CATCHING FIRE (4/5)- Easily the best novel in the entire series, Catching Fire picks up where the movie lefts off, with Katniss and Peeta now participating in a Victory Tour amongst the various districts after their heated win in the Annual Hunger Games tournament. However, beneath the surface seeds are being sewn for nationwide rebellion in Panem as districts are thrown into disarray, at which point President Snow realises that he must make an example of his victors or risk the Capitol's downfall. Although the structure of the book is somewhat misjudged, opening rather slowly given the fast pace of its predecessor and closing in a predictable 'surprise!' fashion, Suzanne Collins does wonders with her characterisations. We really begin to empathise with Katnip, Prim, Peeta, Gale and the band of lovable rogues, and wonder intensely how their stories might end. I can't wait to see how Catching Fire turns out as a movie when it hits the big screen in November 2013.

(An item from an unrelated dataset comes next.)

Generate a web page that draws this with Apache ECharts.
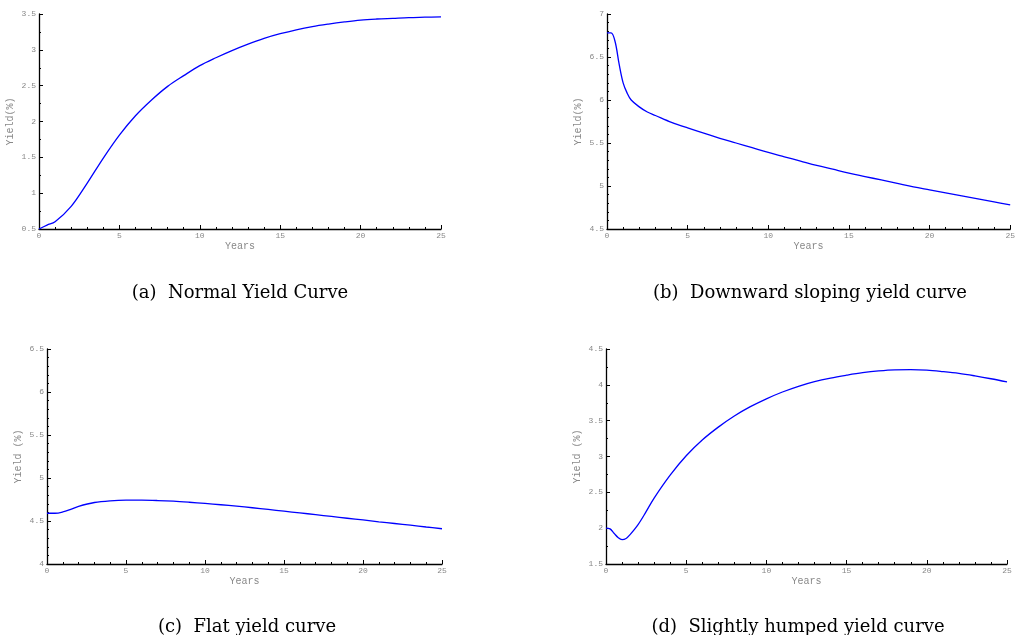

MOCKINGJAY (3/5)- Sadly I would say that the concluding instalment in this epic trilogy of novels is its weakest entry. Katniss is forced to adopt her now symbolic look in order to lead a rebellion against the Capitol, provoking a chain of events which will have dire ramifications for any and every one of her friends. As you might expect, not everyone makes it out alive, but the overall plot just feels too convoluted and bizarre to keep up with, making it hard to know which characters we should feel dismay for when they meet their demises. Of course, Collins obviously wants to make it clear that like Katniss, we shouldn't know who to root for, yet that idea is taken a bit too far to the point that it's hard to keep track of what's going on, and the overly rushed and disappointing resolution to many of the series' various plot arcs doesn't help either. Don't feel you have to rush to reach Mockingjay, because we might need the film to expand and develop upon its brief conclusion.